# The exercise:
Repeat the records below exactly.

Collection entries:

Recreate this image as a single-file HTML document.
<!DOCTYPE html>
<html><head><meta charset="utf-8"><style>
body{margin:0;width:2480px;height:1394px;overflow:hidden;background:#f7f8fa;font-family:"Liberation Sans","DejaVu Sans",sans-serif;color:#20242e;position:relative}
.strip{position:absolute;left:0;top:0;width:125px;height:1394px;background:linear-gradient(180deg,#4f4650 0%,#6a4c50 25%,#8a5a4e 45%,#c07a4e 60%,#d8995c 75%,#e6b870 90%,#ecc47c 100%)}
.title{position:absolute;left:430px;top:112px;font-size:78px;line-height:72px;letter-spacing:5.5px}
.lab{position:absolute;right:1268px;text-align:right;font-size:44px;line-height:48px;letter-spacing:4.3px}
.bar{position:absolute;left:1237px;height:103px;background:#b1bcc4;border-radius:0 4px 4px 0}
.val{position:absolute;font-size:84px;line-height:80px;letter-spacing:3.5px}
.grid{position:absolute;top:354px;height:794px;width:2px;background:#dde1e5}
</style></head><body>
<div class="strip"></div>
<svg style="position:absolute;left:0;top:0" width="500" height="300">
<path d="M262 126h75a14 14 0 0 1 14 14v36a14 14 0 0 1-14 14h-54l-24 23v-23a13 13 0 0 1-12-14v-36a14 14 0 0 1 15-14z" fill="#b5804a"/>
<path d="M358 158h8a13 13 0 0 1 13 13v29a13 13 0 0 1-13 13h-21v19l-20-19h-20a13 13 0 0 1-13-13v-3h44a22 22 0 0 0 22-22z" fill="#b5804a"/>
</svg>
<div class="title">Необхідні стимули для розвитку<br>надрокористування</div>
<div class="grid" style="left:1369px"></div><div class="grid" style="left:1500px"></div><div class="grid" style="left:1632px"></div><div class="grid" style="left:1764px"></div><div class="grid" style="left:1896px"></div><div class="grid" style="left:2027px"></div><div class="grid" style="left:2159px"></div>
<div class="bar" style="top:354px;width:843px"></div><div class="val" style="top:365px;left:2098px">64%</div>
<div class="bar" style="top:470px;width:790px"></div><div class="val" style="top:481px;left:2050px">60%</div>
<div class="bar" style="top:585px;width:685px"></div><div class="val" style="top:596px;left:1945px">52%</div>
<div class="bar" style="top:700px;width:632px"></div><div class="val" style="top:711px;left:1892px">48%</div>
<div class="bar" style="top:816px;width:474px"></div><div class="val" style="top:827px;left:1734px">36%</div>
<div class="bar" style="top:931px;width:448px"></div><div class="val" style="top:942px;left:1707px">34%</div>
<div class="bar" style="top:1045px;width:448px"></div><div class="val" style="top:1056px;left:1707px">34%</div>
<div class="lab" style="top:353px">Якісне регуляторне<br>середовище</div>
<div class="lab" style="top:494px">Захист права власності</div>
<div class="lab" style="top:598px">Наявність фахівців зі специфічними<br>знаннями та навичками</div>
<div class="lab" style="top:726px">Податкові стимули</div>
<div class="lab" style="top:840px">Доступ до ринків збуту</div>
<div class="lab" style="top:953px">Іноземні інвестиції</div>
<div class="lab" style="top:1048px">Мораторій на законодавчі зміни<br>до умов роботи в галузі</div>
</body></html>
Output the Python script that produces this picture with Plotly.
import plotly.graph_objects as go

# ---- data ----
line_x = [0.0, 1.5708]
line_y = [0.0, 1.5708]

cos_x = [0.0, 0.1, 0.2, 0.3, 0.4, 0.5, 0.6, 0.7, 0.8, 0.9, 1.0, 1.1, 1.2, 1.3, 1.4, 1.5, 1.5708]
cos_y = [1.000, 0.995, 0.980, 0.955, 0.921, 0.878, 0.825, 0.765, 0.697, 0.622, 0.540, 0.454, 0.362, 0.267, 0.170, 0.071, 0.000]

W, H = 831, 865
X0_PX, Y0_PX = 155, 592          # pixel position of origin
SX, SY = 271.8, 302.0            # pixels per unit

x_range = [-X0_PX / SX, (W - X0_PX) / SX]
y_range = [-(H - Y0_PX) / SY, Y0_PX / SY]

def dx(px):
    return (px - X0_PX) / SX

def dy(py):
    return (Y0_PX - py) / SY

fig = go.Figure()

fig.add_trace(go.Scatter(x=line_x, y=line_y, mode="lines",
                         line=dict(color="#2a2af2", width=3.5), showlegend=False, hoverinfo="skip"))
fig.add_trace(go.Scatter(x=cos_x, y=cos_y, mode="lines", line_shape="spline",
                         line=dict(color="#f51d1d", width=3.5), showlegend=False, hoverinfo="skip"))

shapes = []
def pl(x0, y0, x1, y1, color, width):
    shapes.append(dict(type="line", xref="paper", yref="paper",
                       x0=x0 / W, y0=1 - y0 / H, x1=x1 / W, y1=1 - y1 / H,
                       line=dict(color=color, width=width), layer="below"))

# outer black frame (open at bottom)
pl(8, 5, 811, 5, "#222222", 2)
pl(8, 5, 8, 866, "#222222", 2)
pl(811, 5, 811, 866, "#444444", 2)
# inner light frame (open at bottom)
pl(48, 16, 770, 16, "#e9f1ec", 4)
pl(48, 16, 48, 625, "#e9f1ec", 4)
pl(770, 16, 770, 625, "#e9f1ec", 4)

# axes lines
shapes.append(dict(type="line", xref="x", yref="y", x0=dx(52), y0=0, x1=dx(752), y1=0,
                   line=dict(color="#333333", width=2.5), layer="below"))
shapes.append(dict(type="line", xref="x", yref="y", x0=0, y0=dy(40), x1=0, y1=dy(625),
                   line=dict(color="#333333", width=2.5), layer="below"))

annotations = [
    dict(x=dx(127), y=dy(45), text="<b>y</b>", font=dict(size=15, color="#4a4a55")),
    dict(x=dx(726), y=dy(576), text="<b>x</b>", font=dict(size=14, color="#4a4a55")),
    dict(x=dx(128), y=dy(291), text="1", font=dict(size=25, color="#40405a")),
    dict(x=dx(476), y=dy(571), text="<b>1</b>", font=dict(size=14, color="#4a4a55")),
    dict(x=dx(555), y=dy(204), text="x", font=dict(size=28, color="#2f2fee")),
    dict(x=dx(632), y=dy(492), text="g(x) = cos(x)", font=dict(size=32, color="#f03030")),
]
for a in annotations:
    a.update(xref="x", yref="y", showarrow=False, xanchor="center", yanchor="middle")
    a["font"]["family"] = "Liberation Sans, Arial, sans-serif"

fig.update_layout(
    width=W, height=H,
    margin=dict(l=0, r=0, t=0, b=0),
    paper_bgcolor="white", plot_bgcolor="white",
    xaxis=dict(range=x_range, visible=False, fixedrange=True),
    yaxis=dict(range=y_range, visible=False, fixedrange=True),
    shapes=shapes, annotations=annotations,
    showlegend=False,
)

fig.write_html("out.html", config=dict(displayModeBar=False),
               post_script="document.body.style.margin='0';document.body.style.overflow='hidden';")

# Answer:
Recreate this image as a single-file HTML document.
<!DOCTYPE html>
<html><head><meta charset="utf-8"><style>
body{margin:0;width:2480px;height:1394px;overflow:hidden;background:#f7f8fa;font-family:"Liberation Sans","DejaVu Sans",sans-serif;color:#20242e;position:relative}
.strip{position:absolute;left:0;top:0;width:125px;height:1394px;background:linear-gradient(180deg,#4f4650 0%,#6a4c50 25%,#8a5a4e 45%,#c07a4e 60%,#d8995c 75%,#e6b870 90%,#ecc47c 100%)}
.title{position:absolute;left:430px;top:112px;font-size:78px;line-height:72px;letter-spacing:5.5px}
.lab{position:absolute;right:1268px;text-align:right;font-size:44px;line-height:48px;letter-spacing:4.3px}
.bar{position:absolute;left:1237px;height:103px;background:#b1bcc4;border-radius:0 4px 4px 0}
.val{position:absolute;font-size:84px;line-height:80px;letter-spacing:3.5px}
.grid{position:absolute;top:354px;height:794px;width:2px;background:#dde1e5}
</style></head><body>
<div class="strip"></div>
<svg style="position:absolute;left:0;top:0" width="500" height="300">
<path d="M262 126h75a14 14 0 0 1 14 14v36a14 14 0 0 1-14 14h-54l-24 23v-23a13 13 0 0 1-12-14v-36a14 14 0 0 1 15-14z" fill="#b5804a"/>
<path d="M358 158h8a13 13 0 0 1 13 13v29a13 13 0 0 1-13 13h-21v19l-20-19h-20a13 13 0 0 1-13-13v-3h44a22 22 0 0 0 22-22z" fill="#b5804a"/>
</svg>
<div class="title">Необхідні стимули для розвитку<br>надрокористування</div>
<div class="grid" style="left:1369px"></div><div class="grid" style="left:1500px"></div><div class="grid" style="left:1632px"></div><div class="grid" style="left:1764px"></div><div class="grid" style="left:1896px"></div><div class="grid" style="left:2027px"></div><div class="grid" style="left:2159px"></div>
<div class="bar" style="top:354px;width:843px"></div><div class="val" style="top:365px;left:2098px">64%</div>
<div class="bar" style="top:470px;width:790px"></div><div class="val" style="top:481px;left:2050px">60%</div>
<div class="bar" style="top:585px;width:685px"></div><div class="val" style="top:596px;left:1945px">52%</div>
<div class="bar" style="top:700px;width:632px"></div><div class="val" style="top:711px;left:1892px">48%</div>
<div class="bar" style="top:816px;width:474px"></div><div class="val" style="top:827px;left:1734px">36%</div>
<div class="bar" style="top:931px;width:448px"></div><div class="val" style="top:942px;left:1707px">34%</div>
<div class="bar" style="top:1045px;width:448px"></div><div class="val" style="top:1056px;left:1707px">34%</div>
<div class="lab" style="top:353px">Якісне регуляторне<br>середовище</div>
<div class="lab" style="top:494px">Захист права власності</div>
<div class="lab" style="top:598px">Наявність фахівців зі специфічними<br>знаннями та навичками</div>
<div class="lab" style="top:726px">Податкові стимули</div>
<div class="lab" style="top:840px">Доступ до ринків збуту</div>
<div class="lab" style="top:953px">Іноземні інвестиції</div>
<div class="lab" style="top:1048px">Мораторій на законодавчі зміни<br>до умов роботи в галузі</div>
</body></html>
Output the Python script that produces this picture with Plotly.
import plotly.graph_objects as go

# ---- data ----
line_x = [0.0, 1.5708]
line_y = [0.0, 1.5708]

cos_x = [0.0, 0.1, 0.2, 0.3, 0.4, 0.5, 0.6, 0.7, 0.8, 0.9, 1.0, 1.1, 1.2, 1.3, 1.4, 1.5, 1.5708]
cos_y = [1.000, 0.995, 0.980, 0.955, 0.921, 0.878, 0.825, 0.765, 0.697, 0.622, 0.540, 0.454, 0.362, 0.267, 0.170, 0.071, 0.000]

W, H = 831, 865
X0_PX, Y0_PX = 155, 592          # pixel position of origin
SX, SY = 271.8, 302.0            # pixels per unit

x_range = [-X0_PX / SX, (W - X0_PX) / SX]
y_range = [-(H - Y0_PX) / SY, Y0_PX / SY]

def dx(px):
    return (px - X0_PX) / SX

def dy(py):
    return (Y0_PX - py) / SY

fig = go.Figure()

fig.add_trace(go.Scatter(x=line_x, y=line_y, mode="lines",
                         line=dict(color="#2a2af2", width=3.5), showlegend=False, hoverinfo="skip"))
fig.add_trace(go.Scatter(x=cos_x, y=cos_y, mode="lines", line_shape="spline",
                         line=dict(color="#f51d1d", width=3.5), showlegend=False, hoverinfo="skip"))

shapes = []
def pl(x0, y0, x1, y1, color, width):
    shapes.append(dict(type="line", xref="paper", yref="paper",
                       x0=x0 / W, y0=1 - y0 / H, x1=x1 / W, y1=1 - y1 / H,
                       line=dict(color=color, width=width), layer="below"))

# outer black frame (open at bottom)
pl(8, 5, 811, 5, "#222222", 2)
pl(8, 5, 8, 866, "#222222", 2)
pl(811, 5, 811, 866, "#444444", 2)
# inner light frame (open at bottom)
pl(48, 16, 770, 16, "#e9f1ec", 4)
pl(48, 16, 48, 625, "#e9f1ec", 4)
pl(770, 16, 770, 625, "#e9f1ec", 4)

# axes lines
shapes.append(dict(type="line", xref="x", yref="y", x0=dx(52), y0=0, x1=dx(752), y1=0,
                   line=dict(color="#333333", width=2.5), layer="below"))
shapes.append(dict(type="line", xref="x", yref="y", x0=0, y0=dy(40), x1=0, y1=dy(625),
                   line=dict(color="#333333", width=2.5), layer="below"))

annotations = [
    dict(x=dx(127), y=dy(45), text="<b>y</b>", font=dict(size=15, color="#4a4a55")),
    dict(x=dx(726), y=dy(576), text="<b>x</b>", font=dict(size=14, color="#4a4a55")),
    dict(x=dx(128), y=dy(291), text="1", font=dict(size=25, color="#40405a")),
    dict(x=dx(476), y=dy(571), text="<b>1</b>", font=dict(size=14, color="#4a4a55")),
    dict(x=dx(555), y=dy(204), text="x", font=dict(size=28, color="#2f2fee")),
    dict(x=dx(632), y=dy(492), text="g(x) = cos(x)", font=dict(size=32, color="#f03030")),
]
for a in annotations:
    a.update(xref="x", yref="y", showarrow=False, xanchor="center", yanchor="middle")
    a["font"]["family"] = "Liberation Sans, Arial, sans-serif"

fig.update_layout(
    width=W, height=H,
    margin=dict(l=0, r=0, t=0, b=0),
    paper_bgcolor="white", plot_bgcolor="white",
    xaxis=dict(range=x_range, visible=False, fixedrange=True),
    yaxis=dict(range=y_range, visible=False, fixedrange=True),
    shapes=shapes, annotations=annotations,
    showlegend=False,
)

fig.write_html("out.html", config=dict(displayModeBar=False),
               post_script="document.body.style.margin='0';document.body.style.overflow='hidden';")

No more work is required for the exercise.